>> Begin Stored rows
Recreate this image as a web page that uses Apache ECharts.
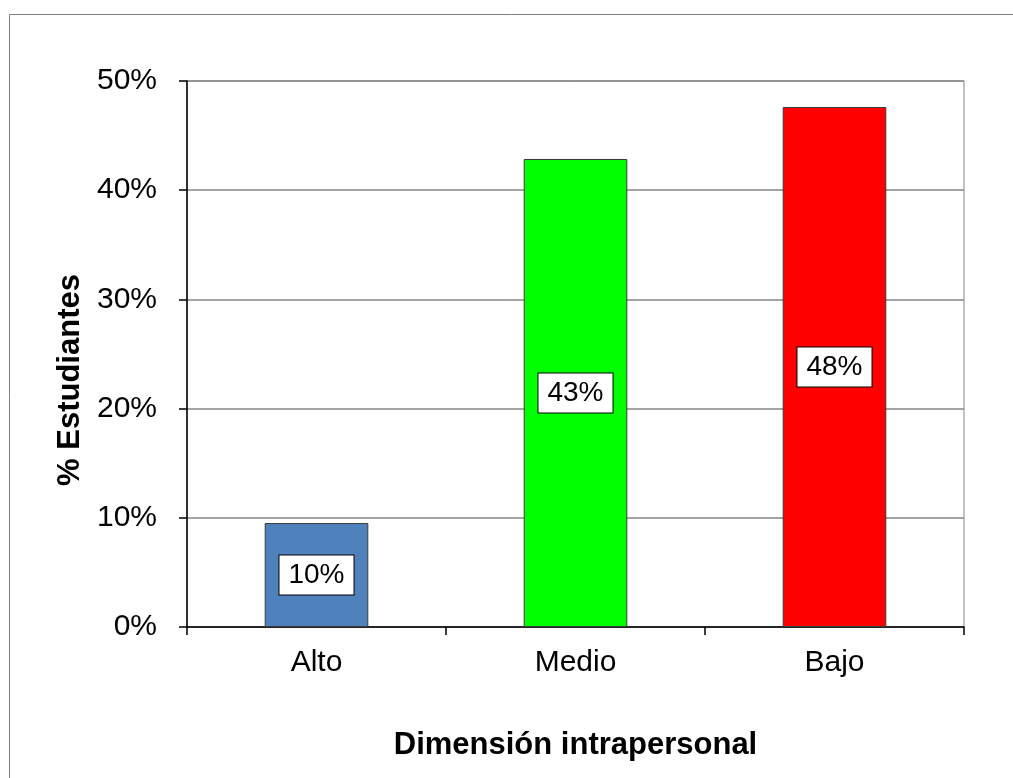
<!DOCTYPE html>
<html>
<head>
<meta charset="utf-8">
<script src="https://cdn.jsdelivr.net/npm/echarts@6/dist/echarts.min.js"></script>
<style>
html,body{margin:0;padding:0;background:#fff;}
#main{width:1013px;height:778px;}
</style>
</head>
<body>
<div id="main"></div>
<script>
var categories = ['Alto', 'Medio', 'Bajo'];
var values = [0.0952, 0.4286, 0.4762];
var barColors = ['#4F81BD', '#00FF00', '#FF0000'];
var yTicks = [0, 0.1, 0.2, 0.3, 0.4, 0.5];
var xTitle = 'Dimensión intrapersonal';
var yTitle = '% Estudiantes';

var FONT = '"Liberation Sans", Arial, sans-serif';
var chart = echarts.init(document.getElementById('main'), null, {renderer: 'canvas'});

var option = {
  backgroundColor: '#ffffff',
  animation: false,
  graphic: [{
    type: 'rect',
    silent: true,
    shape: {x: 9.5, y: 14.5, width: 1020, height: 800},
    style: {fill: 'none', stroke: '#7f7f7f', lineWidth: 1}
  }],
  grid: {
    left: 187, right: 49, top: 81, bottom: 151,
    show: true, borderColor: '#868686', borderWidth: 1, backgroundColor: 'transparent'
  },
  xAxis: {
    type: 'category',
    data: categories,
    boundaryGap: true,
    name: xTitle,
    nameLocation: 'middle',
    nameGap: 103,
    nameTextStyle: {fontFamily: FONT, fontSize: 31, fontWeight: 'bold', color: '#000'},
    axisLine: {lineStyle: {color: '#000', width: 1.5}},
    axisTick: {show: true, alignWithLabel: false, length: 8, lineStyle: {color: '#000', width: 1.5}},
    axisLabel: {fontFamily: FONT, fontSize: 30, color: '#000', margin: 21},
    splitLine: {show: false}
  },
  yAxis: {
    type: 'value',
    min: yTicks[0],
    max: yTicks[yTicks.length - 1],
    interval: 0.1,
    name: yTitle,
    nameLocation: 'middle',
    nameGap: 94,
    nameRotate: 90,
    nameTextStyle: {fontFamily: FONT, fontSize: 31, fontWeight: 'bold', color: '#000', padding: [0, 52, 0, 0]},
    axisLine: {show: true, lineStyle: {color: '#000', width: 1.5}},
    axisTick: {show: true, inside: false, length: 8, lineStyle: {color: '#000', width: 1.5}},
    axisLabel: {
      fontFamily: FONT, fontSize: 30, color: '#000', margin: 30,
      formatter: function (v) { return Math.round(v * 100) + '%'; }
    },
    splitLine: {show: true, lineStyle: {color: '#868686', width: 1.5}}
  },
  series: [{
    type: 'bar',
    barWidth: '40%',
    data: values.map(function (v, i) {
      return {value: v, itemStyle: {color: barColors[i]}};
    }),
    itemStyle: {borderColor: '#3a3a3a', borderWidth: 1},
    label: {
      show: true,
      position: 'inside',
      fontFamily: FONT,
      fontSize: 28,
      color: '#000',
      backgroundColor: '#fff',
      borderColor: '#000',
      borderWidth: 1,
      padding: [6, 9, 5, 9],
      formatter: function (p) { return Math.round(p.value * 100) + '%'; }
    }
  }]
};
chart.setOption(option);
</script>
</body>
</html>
>> End Stored rows
>> Begin Stored rows
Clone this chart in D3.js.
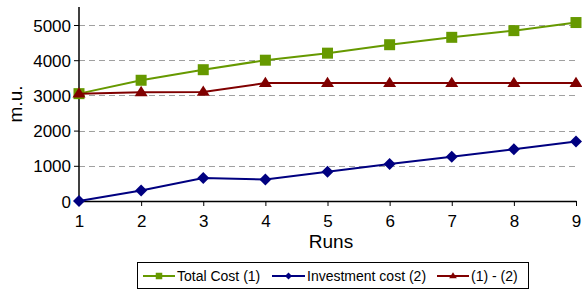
>> End Stored rows
>> Begin Stored rows
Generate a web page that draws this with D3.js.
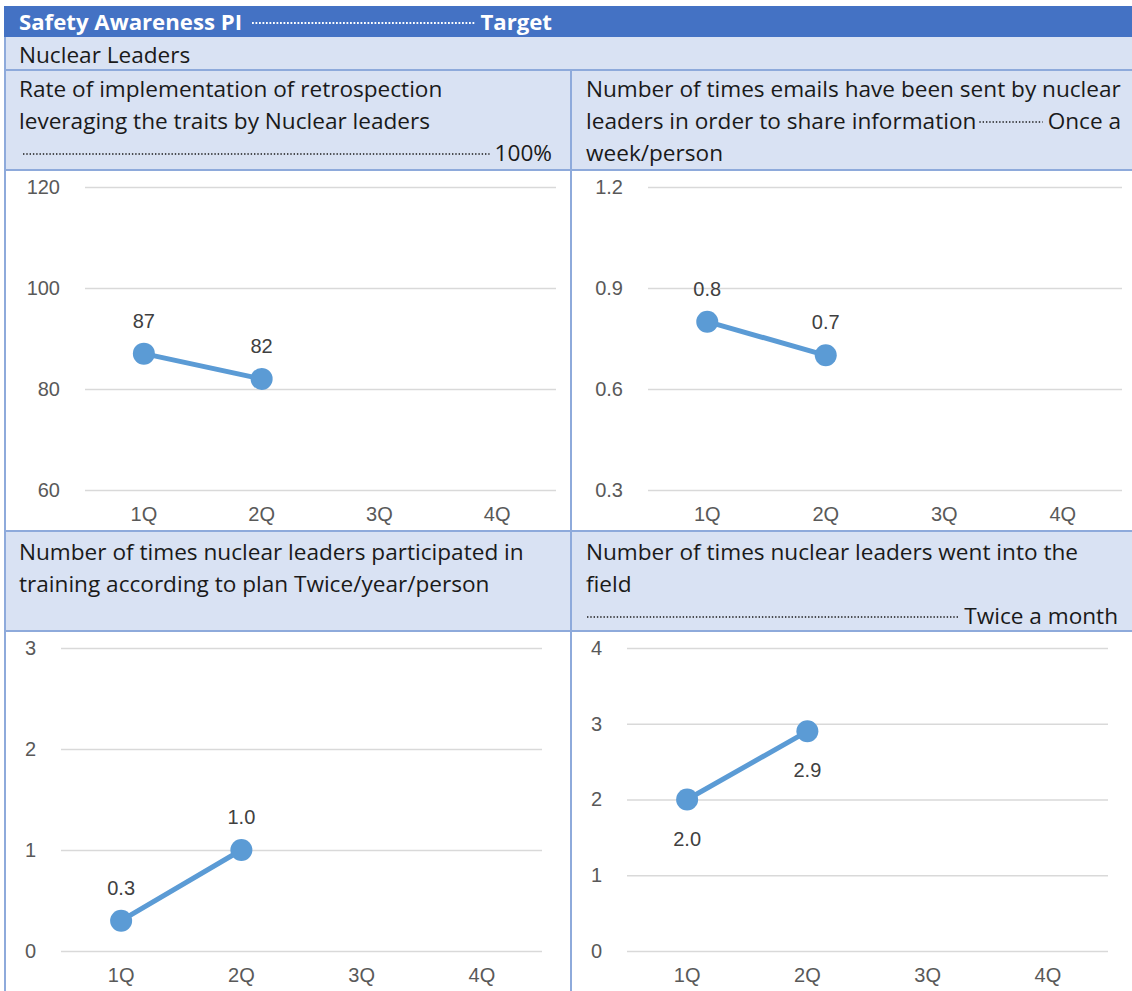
>> End Stored rows
### Brief
Exactly as they appear, write out the lines from the one containing "Recreate this image" down to the one containing "var yTitle = '% Estudiantes';", both included. Pictures are left out.

### Problem solution
Recreate this image as a web page that uses Apache ECharts.
<!DOCTYPE html>
<html>
<head>
<meta charset="utf-8">
<script src="https://cdn.jsdelivr.net/npm/echarts@6/dist/echarts.min.js"></script>
<style>
html,body{margin:0;padding:0;background:#fff;}
#main{width:1013px;height:778px;}
</style>
</head>
<body>
<div id="main"></div>
<script>
var categories = ['Alto', 'Medio', 'Bajo'];
var values = [0.0952, 0.4286, 0.4762];
var barColors = ['#4F81BD', '#00FF00', '#FF0000'];
var yTicks = [0, 0.1, 0.2, 0.3, 0.4, 0.5];
var xTitle = 'Dimensión intrapersonal';
var yTitle = '% Estudiantes';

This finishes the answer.